PROBLEM TO WORK ON:
Starting at the line containing "Emit a LaTeX" and ending at the line containing "(filter2_lbl) at (918,72)", reproduce each line exactly as written, with both end lines included and all pictures omitted.
#####
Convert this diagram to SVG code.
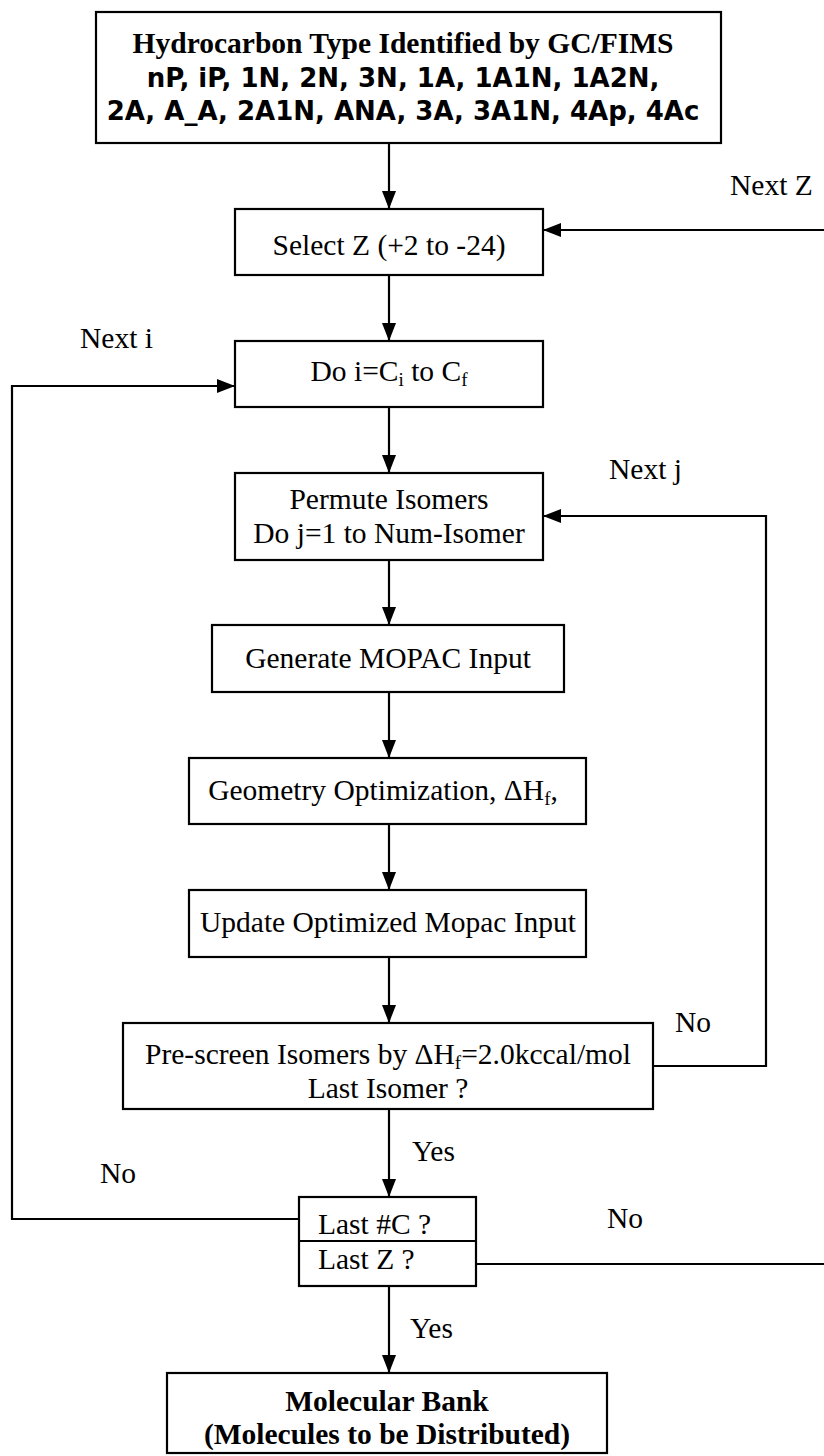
<svg xmlns="http://www.w3.org/2000/svg" width="824" height="1456" viewBox="0 0 824 1456">
<style>
.box{fill:#fff;stroke:#000;stroke-width:2.2}
.t{font-family:"Liberation Serif","Times New Roman",serif;font-size:29.5px;fill:#000}
.c{text-anchor:middle}
.b{font-weight:bold}
.s{font-family:"DejaVu Sans",Verdana,sans-serif;font-weight:bold;font-size:26px;text-anchor:middle;fill:#000}
.ln{fill:none;stroke:#000;stroke-width:2.2}
.sub{font-size:19px}
</style>
<defs>
<marker id="ah" markerUnits="userSpaceOnUse" markerWidth="19" markerHeight="15" refX="18" refY="7" orient="auto">
<path d="M0,0 L18,7 L0,14 z" fill="#000"/>
</marker>
</defs>
<g id="connectors">
<path class="ln" d="M389,143 V209" marker-end="url(#ah)"/>
<path class="ln" d="M389,275 V341" marker-end="url(#ah)"/>
<path class="ln" d="M389,407 V473" marker-end="url(#ah)"/>
<path class="ln" d="M389,560 V625" marker-end="url(#ah)"/>
<path class="ln" d="M389,692 V758" marker-end="url(#ah)"/>
<path class="ln" d="M389,824 V890" marker-end="url(#ah)"/>
<path class="ln" d="M389,957 V1023" marker-end="url(#ah)"/>
<path class="ln" d="M389,1109 V1197" marker-end="url(#ah)"/>
<path class="ln" d="M389,1286 V1373" marker-end="url(#ah)"/>
<path class="ln" d="M476,1264 H832 V230 H543" marker-end="url(#ah)"/>
<path class="ln" d="M299,1219 H12 V386 H235" marker-end="url(#ah)"/>
<path class="ln" d="M653,1066 H766 V516 H543" marker-end="url(#ah)"/>
<text class="t" x="730" y="195">Next Z</text>
<text class="t" x="80" y="348">Next i</text>
<text class="t" x="609" y="479">Next j</text>
<text class="t" x="675" y="1032">No</text>
<text class="t" x="412" y="1161">Yes</text>
<text class="t" x="100" y="1183">No</text>
<text class="t" x="607" y="1228">No</text>
<text class="t" x="410" y="1338">Yes</text>
</g>
<g id="n-hydrocarbon">
<rect class="box" x="96" y="12" width="625" height="131"/>
<text class="t c b" x="403" y="53" font-size="31">Hydrocarbon Type Identified by GC/FIMS</text>
<text class="s" x="403" y="87">nP, iP, 1N, 2N, 3N, 1A, 1A1N, 1A2N,</text>
<text class="s" x="403" y="120">2A, A_A, 2A1N, ANA, 3A, 3A1N, 4Ap, 4Ac</text>
</g>
<g id="n-selectz">
<rect class="box" x="235" y="209" width="308" height="66"/>
<text class="t c" x="389" y="255">Select Z (+2 to -24)</text>
</g>
<g id="n-doi">
<rect class="box" x="235" y="341" width="308" height="66"/>
<text class="t c" x="389" y="381">Do i=C<tspan class="sub" dy="5">i</tspan><tspan dy="-5"> to C</tspan><tspan class="sub" dy="5">f</tspan></text>
</g>
<g id="n-permute">
<rect class="box" x="235" y="473" width="308" height="87"/>
<text class="t c" x="389" y="509">Permute Isomers</text>
<text class="t c" x="389" y="543">Do j=1 to Num-Isomer</text>
</g>
<g id="n-generate">
<rect class="box" x="212" y="625" width="352" height="67"/>
<text class="t c" x="388" y="668">Generate MOPAC Input</text>
</g>
<g id="n-geometry">
<rect class="box" x="189" y="758" width="397" height="66"/>
<text class="t c" x="383" y="800">Geometry Optimization, ΔH<tspan class="sub" dy="5">f</tspan><tspan dy="-5">,</tspan></text>
</g>
<g id="n-update">
<rect class="box" x="189" y="890" width="397" height="67"/>
<text class="t c" x="388" y="932">Update Optimized Mopac Input</text>
</g>
<g id="n-prescreen">
<rect class="box" x="123" y="1023" width="530" height="86"/>
<text class="t c" x="388" y="1064">Pre-screen Isomers by ΔH<tspan class="sub" dy="5">f</tspan><tspan dy="-5">=2.0kccal/mol</tspan></text>
<text class="t c" x="388" y="1098">Last Isomer ?</text>
</g>
<g id="n-last">
<rect class="box" x="299" y="1197" width="177" height="89"/>
<line class="ln" x1="299" y1="1241" x2="476" y2="1241"/>
<text class="t" x="318" y="1234">Last #C ?</text>
<text class="t" x="318" y="1269">Last Z ?</text>
</g>
<g id="n-bank">
<rect class="box" x="167" y="1373" width="440" height="80"/>
<text class="t c b" x="387" y="1411" font-size="30">Molecular Bank</text>
<text class="t c b" x="387" y="1444" font-size="30">(Molecules to be Distributed)</text>
</g>
</svg>
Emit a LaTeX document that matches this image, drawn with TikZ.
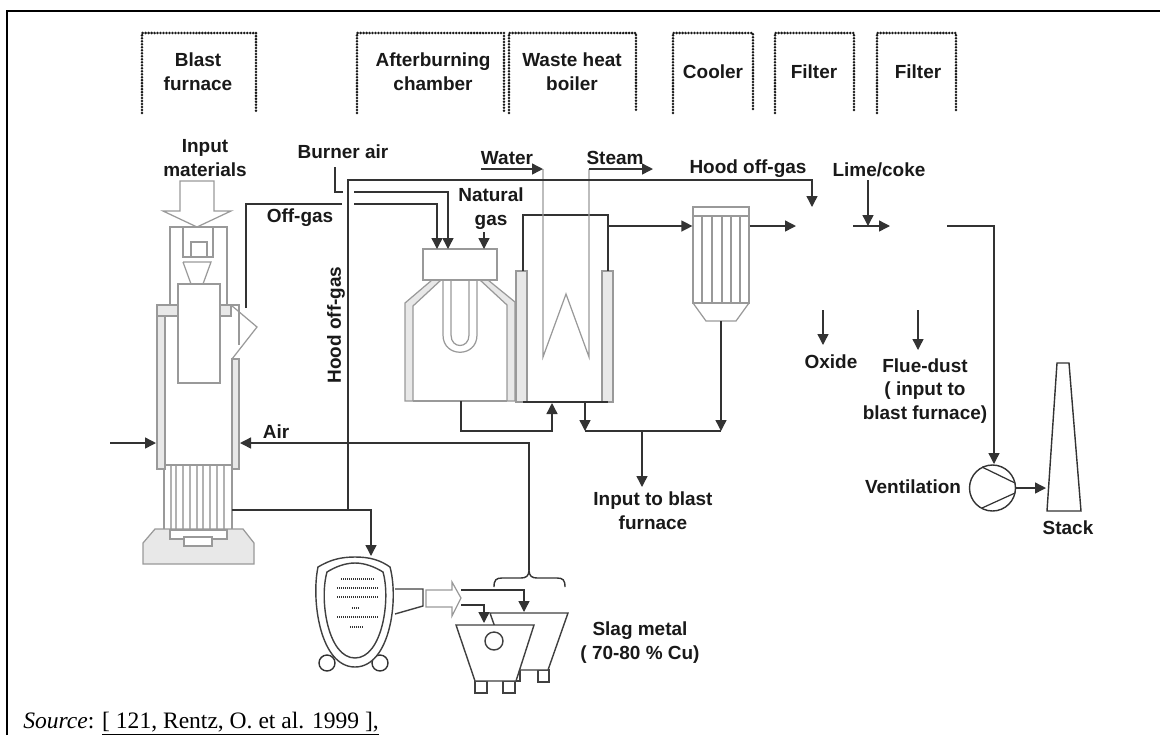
\documentclass[tikz,border=0pt]{standalone}
\usepackage{fontspec}
\setmainfont{Liberation Sans}
\newfontfamily\srcfont{Liberation Serif}
\usetikzlibrary{arrows.meta}
\usetikzlibrary{positioning}

\begin{document}
\begin{tikzpicture}[
                x=0.02cm, y=-0.02cm,
                every node/.style={font=\fontsize{10.8}{13.6}\selectfont\bfseries, align=center, inner sep=0pt, text=black!90},
                station/.style={line width=1.6pt, line cap=round, dash pattern=on 0pt off 1.7pt, draw=black!90},
                frameline/.style={line width=1.4pt, draw=black},
                flow/.style={-{Triangle[length=2.2mm,width=2.2mm]}, line width=0.8pt, draw=black!80},
                pipe/.style={line width=0.8pt, draw=black!80},
                plant/.style={line width=0.7pt, draw=gray!80},
                wall/.style={line width=0.7pt, draw=gray!80, fill=gray!18},
                vessel/.style={line width=0.8pt, draw=black!75, fill=white},
                unitbox/.style={rectangle, line width=0.7pt, draw=gray!80, fill=white},
            ]
            \useasboundingbox (0,0) rectangle (1160,735);

            % Frame
            \draw[frameline] (7,735) -- (7,11) -- (1160,11);

            % Stations
            \foreach \xa/\xb in {142/256, 357/504, 509/636, 673/753, 775/854, 877/956}
                \draw[station] (\xa,113) -- (\xa,33) -- (\xb,33) -- (\xb,111);

            \node (blast_lbl) at (198,72) {Blast\\furnace};
            \node (after_lbl) at (433,72) {Afterburning\\chamber};
            \node (boiler_lbl) at (572,72) {Waste heat\\boiler};
            \node (cooler_lbl) at (713,72) {Cooler};
            \node (filter_lbl) at (814,72) {Filter};
            \node (filter2_lbl) at (918,72) {Filter};

            % Blast furnace
            \draw[plant] (180,181) -- (214,181) -- (214,211) -- (231,211) -- (197,227) -- (163,211) -- (180,211) -- cycle;
            \draw[plant] (170,305) -- (170,227) -- (227,227) -- (227,305);
            \draw[plant] (183,227) -- (183,257) -- (213,257) -- (213,227);
            \draw[plant] (191,257) -- (191,242) -- (207,242) -- (207,257);
            \draw[plant] (183,262) -- (211,262) -- (203,284) (191,284) -- (183,262);
            \draw[wall] (157,305) rectangle (178,316);
            \draw[wall] (220,305) rectangle (231,316);
            \draw[wall] (157,316) rectangle (165,469);
            \draw[wall] (232,359) rectangle (239,469);
            \draw[plant] (178,284) rectangle (220,383);
            \draw[plant] (231,305) -- (239,305) -- (239,345);
            \draw[plant] (231,305) -- (257,327) -- (232,359);
            \draw[plant] (165,465) -- (232,465);
            \draw[plant] (164,469) -- (164,530) (232,469) -- (232,530);
            \foreach \xa in {171,176,183,190,197,203,210,217,224}
                \draw[plant, draw=gray!60] (\xa,466) -- (\xa,530);
            \draw[wall] (143,564) -- (143,543) -- (155,529) -- (243,529) -- (254,543) -- (254,564) -- cycle;
            \draw[plant, fill=white] (170,530) -- (170,539) -- (227,539) -- (227,530) -- cycle;
            \draw[plant, fill=white] (184,537) rectangle (212,546);

            % Afterburning chamber
            \draw[wall] (405,401) -- (405,303) -- (432,280) -- (441,280) -- (413,306) -- (413,401) -- cycle;
            \draw[wall] (507,401) -- (507,305) -- (480,280) -- (488,280) -- (515,302) -- (515,401) -- cycle;
            \draw[plant] (413,401) -- (507,401);
            \draw[plant] (443,280) -- (443,335) .. controls (443,358) and (477,358) .. (477,335) -- (477,280);
            \draw[plant] (451,280) -- (451,335) .. controls (451,349) and (469,349) .. (469,335) -- (469,280);
            \node[unitbox, minimum width=1.48cm, minimum height=0.62cm] (head) at (460,264.5) {};

            % Waste heat boiler
            \draw[wall] (516,271) rectangle (527,402);
            \draw[wall] (602,271) rectangle (613,402);
            \coordinate (boiler_out) at (608,226);
            \coordinate (boiler_in) at (552,403);
            \coordinate (boiler_drop) at (585,402);
            \draw[pipe] (523,402) -- (608,402);
            \draw[pipe] (523,271) -- (523,215) -- (608,215) -- (608,271);

            % Cooler
            \node[unitbox, minimum width=1.12cm, minimum height=0.18cm] (cooler_top) at (721,211.5) {};
            \node[unitbox, minimum width=1.12cm, minimum height=1.74cm] (cooler) at (721,259.5) {};
            \foreach \xa in {702,712,722,731,740}
                \draw[plant] (\xa,216) -- (\xa,303);
            \draw[plant] (693,303) -- (706,321) -- (736,321) -- (749,303);

            % Fan and stack
            \node[circle, draw=black!80, line width=0.8pt, minimum size=0.92cm] (fan) at (992.5,488) {};
            \draw[pipe, line width=0.7pt] (982,467) -- (1015,483) (982,508) -- (1015,493);
            \draw[pipe] (1057,363) -- (1069,363) -- (1081,511) -- (1047,511) -- cycle;
            \coordinate (stack_in) at (1046,488);

            % Converter
            \draw[pipe] (327,663) circle [radius=8];
            \draw[pipe] (380,663) circle [radius=8];
            \draw[vessel] (395,589) -- (423,589) -- (423,606) -- (395,614);
            \draw[vessel] (355,557) .. controls (340,557) and (330,560) .. (318,567) .. controls (311,600) and (320,667) .. (355,667) .. controls (390,667) and (399,600) .. (390,567) .. controls (380,560) and (370,557) .. (355,557) -- cycle;
            \draw[vessel] (355,563) .. controls (345,563) and (335,567) .. (327,572) .. controls (319,600) and (328,658) .. (355,658) .. controls (382,658) and (391,600) .. (383,572) .. controls (375,567) and (365,563) .. (355,563) -- cycle;
            \foreach \ya/\xa/\xb in {579/341/375, 588/337/378, 597/337/378, 608/352/359, 617/337/378, 627/350/364}
                \draw[line width=0.7pt, draw=black!80, dash pattern=on 0.57pt off 0.57pt] (\xa,\ya) -- (\xb,\ya);
            \draw[plant] (426,590) -- (452,590) -- (452,582) -- (461,598) -- (452,616) -- (452,607) -- (426,607) -- cycle;

            % Ladles
            \draw[vessel] (538,670) rectangle (549,682);
            \draw[vessel] (505,670) rectangle (520,681);
            \draw[vessel] (490,613) -- (568,613) -- (548,670) -- (510,670) -- cycle;
            \draw[vessel] (475,681) rectangle (487,693);
            \draw[vessel] (503,681) rectangle (515,693);
            \draw[vessel] (456,625) -- (534,625) -- (516,681) -- (475,681) -- cycle;
            \node[circle, draw=black!75, line width=0.8pt, minimum size=0.36cm] (ladle_eye) at (494,641) {};

            % Coil
            \coordinate (water_in) at (543,169);
            \coordinate (steam_out) at (589,169);
            \draw[plant] (water_in) -- (543,357) -- (566,294) -- (589,357) -- (steam_out);

            % Labels
            \node (input_lbl) at (205,158) {Input\\materials};
            \node (burner_lbl) at (343,152) {Burner air};
            \node (offgas_lbl) at (300,218) {Off-gas};
            \node[rotate=90] (hood_v_lbl) at (336,325) {Hood off-gas};
            \node (air_lbl) at (276,432) {Air};
            \node (gas_lbl) at (491,209) {Natural\\gas};
            \node (water_lbl) at (507,158) {Water};
            \node (steam_lbl) at (615,158) {Steam};
            \node (hood_lbl) at (748,169) {Hood off-gas};
            \node (lime_lbl) at (879,170) {Lime/coke};
            \node (oxide_lbl) at (831,362) {Oxide};
            \node (dust_lbl) at (925,391) {Flue-dust\\( input to\\blast furnace)};
            \node (feed_lbl) at (653,511) {Input to blast\\furnace};
            \node (vent_lbl) at (913,487) {Ventilation};
            \node (stack_lbl) at (1068,528) {Stack};
            \node (slag_lbl) at (640,643) {Slag metal\\( 70-80 \% Cu)};
            \node[anchor=west, font=\srcfont\fontsize{13.4}{15}\selectfont, text=black] (source) at (23,724) {\textit{Source}: \underline{[ 121, Rentz, O. et al. 1999 ],}};

            % Arrows
            \draw[pipe] (335,167) -- (335,192) -- (343,192);
            \draw[flow] (354,192) -- (448,192) -- (448,249);
            \draw[flow] (354,204) -- (437,204) -- (437,249);
            \draw[pipe] (246,308) -- (246,204) -- (342,204);
            \draw[flow] (348,510) -- (348,180) -- (812,180) -- (812,207);
            \draw[flow] (232,510) -- (371,510) -- (371,556);
            \draw[flow] (484,232) -- (484,249);
            \draw[flow] (481,169) -- (water_in);
            \draw[flow] (steam_out) -- (653,169);
            \draw[flow] (boiler_out) -- (cooler.west |- boiler_out);
            \draw[flow] (cooler.east |- boiler_out) -- (796,226);
            \draw[flow] (461,401) -- (461,431) -- (552,431) -- (boiler_in);
            \draw[flow] (boiler_drop) -- (585,431);
            \draw[pipe] (585,431) -- (721,431);
            \draw[flow] (721,321) -- (721,431);
            \draw[flow] (642,431) -- (642,487);
            \draw[flow] (868,180) -- (868,226);
            \draw[flow] (853,226) -- (890,226);
            \draw[flow] (947,226) -- (994,226) -- (994,464);
            \draw[flow] (fan.east) -- (stack_in);
            \draw[flow] (823,310) -- (823,345);
            \draw[flow] (918,310) -- (918,350);
            \draw[flow] (110,443) -- (156,443);
            \draw[flow] (529,570) -- (529,443) -- (240,443);
            \draw[pipe] (494,587) .. controls (494,580) and (496,578) .. (502,578) -- (521,578) .. controls (526,578) and (529,576) .. (529,570) .. controls (529,576) and (532,578) .. (537,578) -- (557,578) .. controls (563,578) and (565,580) .. (565,587);
            \draw[flow] (461,590) -- (524,590) -- (524,612);
            \draw[flow] (461,605) -- (484,605) -- (484,623);

            \end{tikzpicture}
\end{document}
#####
EXPECTED ANSWER:
Emit a LaTeX document that matches this image, drawn with TikZ.
\documentclass[tikz,border=0pt]{standalone}
\usepackage{fontspec}
\setmainfont{Liberation Sans}
\newfontfamily\srcfont{Liberation Serif}
\usetikzlibrary{arrows.meta}
\usetikzlibrary{positioning}

\begin{document}
\begin{tikzpicture}[
                x=0.02cm, y=-0.02cm,
                every node/.style={font=\fontsize{10.8}{13.6}\selectfont\bfseries, align=center, inner sep=0pt, text=black!90},
                station/.style={line width=1.6pt, line cap=round, dash pattern=on 0pt off 1.7pt, draw=black!90},
                frameline/.style={line width=1.4pt, draw=black},
                flow/.style={-{Triangle[length=2.2mm,width=2.2mm]}, line width=0.8pt, draw=black!80},
                pipe/.style={line width=0.8pt, draw=black!80},
                plant/.style={line width=0.7pt, draw=gray!80},
                wall/.style={line width=0.7pt, draw=gray!80, fill=gray!18},
                vessel/.style={line width=0.8pt, draw=black!75, fill=white},
                unitbox/.style={rectangle, line width=0.7pt, draw=gray!80, fill=white},
            ]
            \useasboundingbox (0,0) rectangle (1160,735);

            % Frame
            \draw[frameline] (7,735) -- (7,11) -- (1160,11);

            % Stations
            \foreach \xa/\xb in {142/256, 357/504, 509/636, 673/753, 775/854, 877/956}
                \draw[station] (\xa,113) -- (\xa,33) -- (\xb,33) -- (\xb,111);

            \node (blast_lbl) at (198,72) {Blast\\furnace};
            \node (after_lbl) at (433,72) {Afterburning\\chamber};
            \node (boiler_lbl) at (572,72) {Waste heat\\boiler};
            \node (cooler_lbl) at (713,72) {Cooler};
            \node (filter_lbl) at (814,72) {Filter};
            \node (filter2_lbl) at (918,72) {Filter};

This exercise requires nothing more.